Exercise objective :: Every line below that mentions the word "this" should be copied out.

Recorded information ::
▬▬▬▬▬▬▬▬▬▬

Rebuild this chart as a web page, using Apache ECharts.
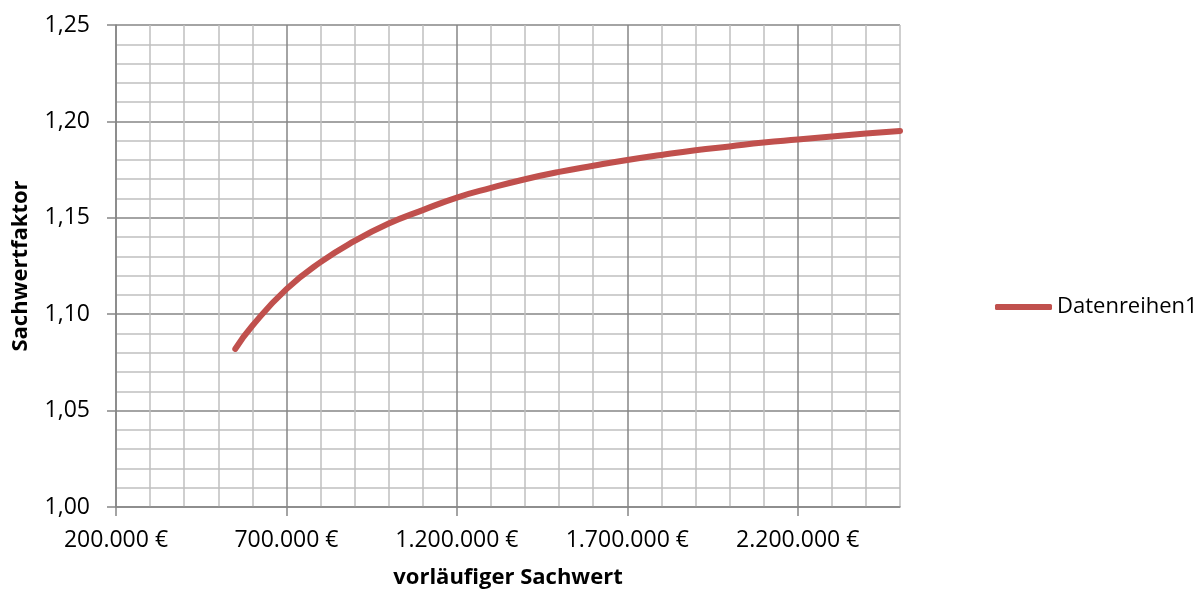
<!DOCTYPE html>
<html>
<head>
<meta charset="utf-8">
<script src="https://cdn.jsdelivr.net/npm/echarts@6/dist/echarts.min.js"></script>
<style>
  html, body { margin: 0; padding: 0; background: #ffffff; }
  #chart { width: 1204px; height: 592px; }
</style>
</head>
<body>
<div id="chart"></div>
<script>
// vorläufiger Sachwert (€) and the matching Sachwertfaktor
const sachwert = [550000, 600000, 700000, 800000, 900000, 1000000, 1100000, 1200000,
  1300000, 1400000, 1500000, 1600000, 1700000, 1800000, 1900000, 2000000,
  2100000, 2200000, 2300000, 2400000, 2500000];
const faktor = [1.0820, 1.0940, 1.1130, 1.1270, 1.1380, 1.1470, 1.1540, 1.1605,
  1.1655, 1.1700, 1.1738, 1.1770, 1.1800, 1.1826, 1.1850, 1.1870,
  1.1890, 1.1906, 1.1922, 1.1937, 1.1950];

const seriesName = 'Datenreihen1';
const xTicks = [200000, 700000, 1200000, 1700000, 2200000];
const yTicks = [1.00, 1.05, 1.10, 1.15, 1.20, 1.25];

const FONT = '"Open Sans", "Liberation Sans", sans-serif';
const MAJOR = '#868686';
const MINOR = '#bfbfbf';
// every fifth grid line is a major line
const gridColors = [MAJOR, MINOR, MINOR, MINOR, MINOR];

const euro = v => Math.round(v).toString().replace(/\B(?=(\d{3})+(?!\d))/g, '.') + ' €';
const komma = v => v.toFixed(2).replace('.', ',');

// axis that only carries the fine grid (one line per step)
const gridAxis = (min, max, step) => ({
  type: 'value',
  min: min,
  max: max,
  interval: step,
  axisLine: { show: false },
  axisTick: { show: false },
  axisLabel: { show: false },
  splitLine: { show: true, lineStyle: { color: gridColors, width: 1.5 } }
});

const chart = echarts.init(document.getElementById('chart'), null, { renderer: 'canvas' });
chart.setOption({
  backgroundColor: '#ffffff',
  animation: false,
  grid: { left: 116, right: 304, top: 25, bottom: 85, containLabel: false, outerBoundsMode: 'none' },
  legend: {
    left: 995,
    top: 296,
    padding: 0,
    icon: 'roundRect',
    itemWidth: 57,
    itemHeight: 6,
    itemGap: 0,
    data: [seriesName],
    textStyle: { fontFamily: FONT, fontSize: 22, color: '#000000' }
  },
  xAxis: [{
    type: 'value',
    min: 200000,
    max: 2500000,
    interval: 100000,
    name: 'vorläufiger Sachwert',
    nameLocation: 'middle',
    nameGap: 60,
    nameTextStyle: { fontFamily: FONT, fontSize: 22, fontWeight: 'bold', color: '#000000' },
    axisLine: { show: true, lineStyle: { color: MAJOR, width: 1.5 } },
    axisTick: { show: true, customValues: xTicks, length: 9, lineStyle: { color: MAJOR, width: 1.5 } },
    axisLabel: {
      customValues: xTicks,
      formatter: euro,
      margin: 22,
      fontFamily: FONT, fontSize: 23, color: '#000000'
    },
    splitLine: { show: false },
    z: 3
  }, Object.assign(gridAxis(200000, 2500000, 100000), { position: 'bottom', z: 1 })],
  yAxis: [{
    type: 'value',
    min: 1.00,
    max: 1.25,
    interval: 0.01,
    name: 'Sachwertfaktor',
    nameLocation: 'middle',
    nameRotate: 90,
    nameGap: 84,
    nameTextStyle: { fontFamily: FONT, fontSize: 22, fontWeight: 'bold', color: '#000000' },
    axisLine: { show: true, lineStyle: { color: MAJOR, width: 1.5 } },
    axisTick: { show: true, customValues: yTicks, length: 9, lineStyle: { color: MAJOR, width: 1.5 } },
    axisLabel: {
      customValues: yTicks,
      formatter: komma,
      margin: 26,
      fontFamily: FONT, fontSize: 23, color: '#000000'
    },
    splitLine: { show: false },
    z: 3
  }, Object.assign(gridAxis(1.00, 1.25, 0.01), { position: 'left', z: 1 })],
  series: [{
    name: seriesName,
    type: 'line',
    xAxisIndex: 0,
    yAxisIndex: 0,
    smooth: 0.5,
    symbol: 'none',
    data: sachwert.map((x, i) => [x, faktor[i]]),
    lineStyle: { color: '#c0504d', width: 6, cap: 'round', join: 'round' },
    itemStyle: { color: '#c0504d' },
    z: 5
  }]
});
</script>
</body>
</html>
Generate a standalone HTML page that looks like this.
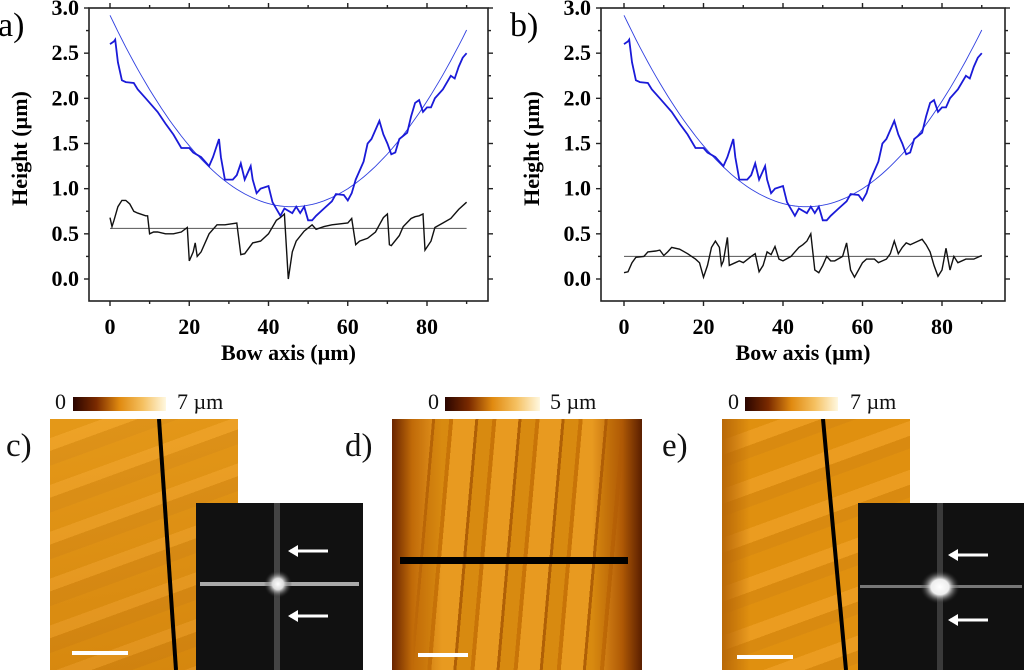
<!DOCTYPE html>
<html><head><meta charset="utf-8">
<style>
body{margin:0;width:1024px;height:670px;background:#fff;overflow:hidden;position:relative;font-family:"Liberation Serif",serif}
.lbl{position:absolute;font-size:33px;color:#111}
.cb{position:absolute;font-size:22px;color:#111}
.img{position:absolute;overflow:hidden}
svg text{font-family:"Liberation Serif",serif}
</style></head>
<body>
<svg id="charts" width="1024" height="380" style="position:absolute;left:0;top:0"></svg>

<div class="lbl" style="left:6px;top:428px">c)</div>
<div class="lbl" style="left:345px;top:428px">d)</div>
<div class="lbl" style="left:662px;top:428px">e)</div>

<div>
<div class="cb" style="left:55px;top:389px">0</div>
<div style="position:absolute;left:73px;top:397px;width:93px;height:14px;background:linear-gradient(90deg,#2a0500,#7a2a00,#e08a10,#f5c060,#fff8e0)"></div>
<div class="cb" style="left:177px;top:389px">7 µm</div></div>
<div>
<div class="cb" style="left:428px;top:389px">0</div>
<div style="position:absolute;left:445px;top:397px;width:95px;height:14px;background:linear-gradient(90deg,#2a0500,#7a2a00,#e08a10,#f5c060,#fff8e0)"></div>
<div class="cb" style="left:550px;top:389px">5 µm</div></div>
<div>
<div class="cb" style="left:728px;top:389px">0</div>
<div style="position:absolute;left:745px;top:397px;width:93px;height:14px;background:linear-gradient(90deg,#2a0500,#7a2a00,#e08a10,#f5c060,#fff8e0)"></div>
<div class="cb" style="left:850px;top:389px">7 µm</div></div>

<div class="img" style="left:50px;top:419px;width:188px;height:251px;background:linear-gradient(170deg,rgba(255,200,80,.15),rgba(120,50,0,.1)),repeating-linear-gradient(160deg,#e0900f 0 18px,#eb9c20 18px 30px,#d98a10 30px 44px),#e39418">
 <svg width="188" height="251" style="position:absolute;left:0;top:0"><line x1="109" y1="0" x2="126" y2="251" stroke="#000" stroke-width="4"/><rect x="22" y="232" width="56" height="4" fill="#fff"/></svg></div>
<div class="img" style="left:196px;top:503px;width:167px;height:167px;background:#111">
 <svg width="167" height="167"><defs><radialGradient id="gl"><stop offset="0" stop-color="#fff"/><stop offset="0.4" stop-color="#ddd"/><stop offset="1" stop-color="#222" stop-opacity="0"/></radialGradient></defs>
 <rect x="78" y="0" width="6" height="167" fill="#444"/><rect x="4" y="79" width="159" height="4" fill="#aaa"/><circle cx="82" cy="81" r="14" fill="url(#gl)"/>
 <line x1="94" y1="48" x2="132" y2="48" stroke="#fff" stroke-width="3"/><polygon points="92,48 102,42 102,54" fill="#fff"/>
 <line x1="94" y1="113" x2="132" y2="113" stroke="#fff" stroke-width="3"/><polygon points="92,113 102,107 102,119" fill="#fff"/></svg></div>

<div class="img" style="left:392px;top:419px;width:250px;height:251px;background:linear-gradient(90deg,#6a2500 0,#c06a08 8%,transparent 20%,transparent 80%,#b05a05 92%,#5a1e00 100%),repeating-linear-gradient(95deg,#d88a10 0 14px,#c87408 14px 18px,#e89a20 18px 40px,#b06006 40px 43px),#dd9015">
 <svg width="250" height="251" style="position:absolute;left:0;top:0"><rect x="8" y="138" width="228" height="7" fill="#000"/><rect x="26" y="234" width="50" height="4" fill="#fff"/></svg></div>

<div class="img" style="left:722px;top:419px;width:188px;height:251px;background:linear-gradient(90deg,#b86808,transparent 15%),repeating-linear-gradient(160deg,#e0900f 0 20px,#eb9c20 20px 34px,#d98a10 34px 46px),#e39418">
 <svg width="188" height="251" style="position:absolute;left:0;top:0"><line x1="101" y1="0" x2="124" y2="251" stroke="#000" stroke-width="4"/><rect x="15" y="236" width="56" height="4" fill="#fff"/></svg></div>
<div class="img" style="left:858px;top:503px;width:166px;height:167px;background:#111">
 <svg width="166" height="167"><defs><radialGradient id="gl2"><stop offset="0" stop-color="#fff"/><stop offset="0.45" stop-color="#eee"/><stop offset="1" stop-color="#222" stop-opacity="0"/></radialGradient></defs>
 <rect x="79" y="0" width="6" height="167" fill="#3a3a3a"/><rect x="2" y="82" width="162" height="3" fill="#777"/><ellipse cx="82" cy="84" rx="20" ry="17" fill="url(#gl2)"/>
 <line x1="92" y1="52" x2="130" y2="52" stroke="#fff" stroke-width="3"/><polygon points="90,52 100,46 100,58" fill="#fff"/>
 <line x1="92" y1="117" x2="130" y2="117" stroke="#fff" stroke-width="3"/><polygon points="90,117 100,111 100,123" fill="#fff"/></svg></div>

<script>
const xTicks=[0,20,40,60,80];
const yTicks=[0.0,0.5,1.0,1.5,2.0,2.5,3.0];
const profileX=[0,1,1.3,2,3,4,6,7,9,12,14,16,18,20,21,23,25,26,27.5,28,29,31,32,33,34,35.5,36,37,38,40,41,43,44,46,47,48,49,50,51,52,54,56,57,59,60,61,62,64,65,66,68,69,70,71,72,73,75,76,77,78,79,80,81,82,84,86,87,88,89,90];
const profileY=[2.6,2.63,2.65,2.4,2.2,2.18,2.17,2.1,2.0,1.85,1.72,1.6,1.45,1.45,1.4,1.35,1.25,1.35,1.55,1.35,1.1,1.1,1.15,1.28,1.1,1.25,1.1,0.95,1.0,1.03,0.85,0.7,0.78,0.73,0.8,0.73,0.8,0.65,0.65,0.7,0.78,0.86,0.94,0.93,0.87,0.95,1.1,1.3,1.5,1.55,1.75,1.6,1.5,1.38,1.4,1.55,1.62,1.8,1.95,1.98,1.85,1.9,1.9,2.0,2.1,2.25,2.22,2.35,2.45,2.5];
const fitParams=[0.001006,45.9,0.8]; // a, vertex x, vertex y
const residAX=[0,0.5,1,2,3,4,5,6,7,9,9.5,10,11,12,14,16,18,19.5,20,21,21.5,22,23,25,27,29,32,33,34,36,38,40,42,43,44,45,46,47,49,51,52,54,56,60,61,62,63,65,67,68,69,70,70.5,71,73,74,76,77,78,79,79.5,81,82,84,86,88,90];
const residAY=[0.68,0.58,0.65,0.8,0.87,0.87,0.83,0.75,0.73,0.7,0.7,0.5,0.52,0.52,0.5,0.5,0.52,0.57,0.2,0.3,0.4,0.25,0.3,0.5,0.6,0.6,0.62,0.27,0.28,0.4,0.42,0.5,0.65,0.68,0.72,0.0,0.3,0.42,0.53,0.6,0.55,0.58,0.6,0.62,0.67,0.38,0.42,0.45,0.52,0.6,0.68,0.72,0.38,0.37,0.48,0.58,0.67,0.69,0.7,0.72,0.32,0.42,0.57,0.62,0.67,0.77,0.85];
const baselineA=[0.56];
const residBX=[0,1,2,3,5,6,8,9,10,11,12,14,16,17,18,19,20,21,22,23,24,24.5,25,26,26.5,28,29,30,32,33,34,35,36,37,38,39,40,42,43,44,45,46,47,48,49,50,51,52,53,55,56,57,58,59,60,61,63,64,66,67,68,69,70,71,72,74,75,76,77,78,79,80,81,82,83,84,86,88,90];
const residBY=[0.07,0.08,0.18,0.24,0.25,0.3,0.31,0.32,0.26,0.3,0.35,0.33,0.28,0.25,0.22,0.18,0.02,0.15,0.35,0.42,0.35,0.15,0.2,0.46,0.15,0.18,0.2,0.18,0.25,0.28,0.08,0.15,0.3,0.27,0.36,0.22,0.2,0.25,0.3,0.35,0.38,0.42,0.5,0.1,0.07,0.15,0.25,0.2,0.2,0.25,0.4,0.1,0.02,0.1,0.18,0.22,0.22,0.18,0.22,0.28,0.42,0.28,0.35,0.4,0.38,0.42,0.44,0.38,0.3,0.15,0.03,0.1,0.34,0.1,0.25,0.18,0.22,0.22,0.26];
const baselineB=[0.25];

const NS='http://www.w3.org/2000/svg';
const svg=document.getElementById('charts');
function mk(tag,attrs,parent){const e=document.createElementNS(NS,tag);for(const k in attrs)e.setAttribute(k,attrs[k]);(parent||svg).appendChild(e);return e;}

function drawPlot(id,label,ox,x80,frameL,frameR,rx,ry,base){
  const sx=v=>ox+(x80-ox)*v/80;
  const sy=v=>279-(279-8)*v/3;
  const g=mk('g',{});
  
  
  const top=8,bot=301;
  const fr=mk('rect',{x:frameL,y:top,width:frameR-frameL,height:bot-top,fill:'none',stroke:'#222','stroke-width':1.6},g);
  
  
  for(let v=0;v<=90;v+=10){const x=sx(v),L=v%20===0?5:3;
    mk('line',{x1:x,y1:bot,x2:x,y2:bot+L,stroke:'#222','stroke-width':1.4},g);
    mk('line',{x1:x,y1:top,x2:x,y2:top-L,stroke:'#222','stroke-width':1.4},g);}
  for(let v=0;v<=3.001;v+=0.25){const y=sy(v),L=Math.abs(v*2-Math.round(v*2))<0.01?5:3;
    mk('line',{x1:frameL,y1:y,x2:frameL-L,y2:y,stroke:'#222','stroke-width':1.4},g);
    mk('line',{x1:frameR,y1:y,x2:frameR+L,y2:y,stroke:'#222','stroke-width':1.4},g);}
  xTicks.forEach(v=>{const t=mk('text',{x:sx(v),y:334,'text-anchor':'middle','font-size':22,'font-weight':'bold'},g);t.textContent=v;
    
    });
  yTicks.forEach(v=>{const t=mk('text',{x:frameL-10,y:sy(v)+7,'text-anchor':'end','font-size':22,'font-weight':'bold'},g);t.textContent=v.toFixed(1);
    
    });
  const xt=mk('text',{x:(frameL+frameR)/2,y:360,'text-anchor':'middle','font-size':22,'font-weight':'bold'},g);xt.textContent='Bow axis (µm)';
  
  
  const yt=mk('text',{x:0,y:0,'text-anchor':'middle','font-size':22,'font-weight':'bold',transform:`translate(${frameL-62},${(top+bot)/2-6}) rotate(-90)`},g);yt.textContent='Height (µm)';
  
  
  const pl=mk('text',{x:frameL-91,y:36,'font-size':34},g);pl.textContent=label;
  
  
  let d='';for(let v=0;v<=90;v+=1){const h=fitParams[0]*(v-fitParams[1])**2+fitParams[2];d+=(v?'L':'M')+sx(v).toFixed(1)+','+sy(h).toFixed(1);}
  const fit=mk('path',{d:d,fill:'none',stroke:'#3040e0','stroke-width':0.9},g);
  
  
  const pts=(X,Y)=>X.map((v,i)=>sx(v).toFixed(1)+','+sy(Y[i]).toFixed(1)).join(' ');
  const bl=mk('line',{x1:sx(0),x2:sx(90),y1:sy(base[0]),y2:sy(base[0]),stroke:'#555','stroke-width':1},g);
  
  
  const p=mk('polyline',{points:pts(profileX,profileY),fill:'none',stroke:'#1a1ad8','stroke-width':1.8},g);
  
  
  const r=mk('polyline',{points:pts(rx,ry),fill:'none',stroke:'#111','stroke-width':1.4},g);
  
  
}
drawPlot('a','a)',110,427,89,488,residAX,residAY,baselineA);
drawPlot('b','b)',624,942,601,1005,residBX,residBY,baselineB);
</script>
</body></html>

▬▬▬▬▬▬▬▬▬▬

Task output ::
Rebuild this chart as a web page, using Apache ECharts.
Generate a standalone HTML page that looks like this.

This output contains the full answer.